C’est contre ce mystère d’iniquité qu’il nous faut nous armer tout en gardant bien présent à l’esprit que s’agissant d’un mystère nous ne pourrons que l’aborder avec prudence et humilité, mais avec la ferme assurance que nous donne le mystère de charité et les bons pasteurs que la Providence ne cesse de susciter.

C’est donc sans fausse modestie que je vous invite à vous reporter à nos articles consacrés au premier ouvrage recommandé par M. l’abbé Pivert, l’Âme de tout apostolat de Dom Chautard, afin de mener le combat auquel nous appelle l’Immaculée-Conception au sein de sa milice.

Serge ICIAR

[1]    Avec une très grande similitude avec la Révolution française, la révolution de février 1917 met au pouvoir les mencheviks pourtant minoritaires qui orientent  le parti vers l’action parlementaire organisée par le gouvernement tsariste (une Douma d’État) , l’action clandestine leur semblant sans perspectives. Ils préconisent l’alliance avec la bourgeoisie progressiste, libérale, qui s’apprête à partager le pouvoir avec le tsar. Cependant que Lénine s’inscrit dans une stratégie d’avance masquée derrière une démocratie bourgeoise et reprend l’action clandestine entreprise en 1905 jusqu’à ce que les conditions de la révolution prolétarienne soient réunies.

[2]    Cf Conseils de lecture Publié le 27 juin 2017 Soljenitsyne contrerévolutionnaire antilibéral « La roue rouge », son œuvre monumentale sur la Révolution russe commence à son premier nœud : Août 1914 ; dans l’édition de 1983 ; il avait  rajouté une partie intitulée « Extraits des nœuds précédents » : « Septembre 1911 », « Juin 1907 », « Juillet 1906 », « Octobre 1905 », « Janvier 1905 », « Automne 1904 », « Été 1903 », « 1901 », « 1899 ».

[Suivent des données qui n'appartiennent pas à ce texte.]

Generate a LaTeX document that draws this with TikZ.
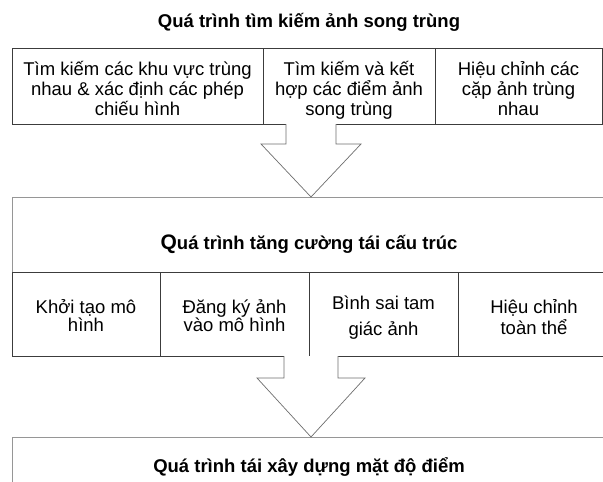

[3]    Lénine craignait que les réformes engagées par le tsar et son ministre Piotr Stolypine puissent réussir à aider la Russie à éviter une révolution violente. Beaucoup d’hommes politiques allemands redoutaient qu’une transformation économique réussie de la Russie sapât en une génération l’hégémonie allemande en Europe. Certains historiens pensent que les dirigeants allemands en 1914 ont voulu provoquer une guerre contre la Russie tsariste, pour la vaincre avant qu’elle devînt trop puissante. Il est établit que l’Allemagne a facilité le retour de Lénine en Russie afin qu’il puisse parachever son œuvre.

[4]    Sur cette permanence des « erreurs de la Russie, voir notamment l’article de Pascal BERNARDIN dans Le Sel de la terre 53, p. 332-349

[5]    Recension du livre de Jean Madiran L’accord de Metz Ou pourquoi notre Mère fut muette Le Sel de la Terre N°62 automne 2007 Philippe de Longsault

[6]    Cf notre article consacré à A Soljenitsyne.

[7]    Qui a trait à la fin du monde ou la fi des temps.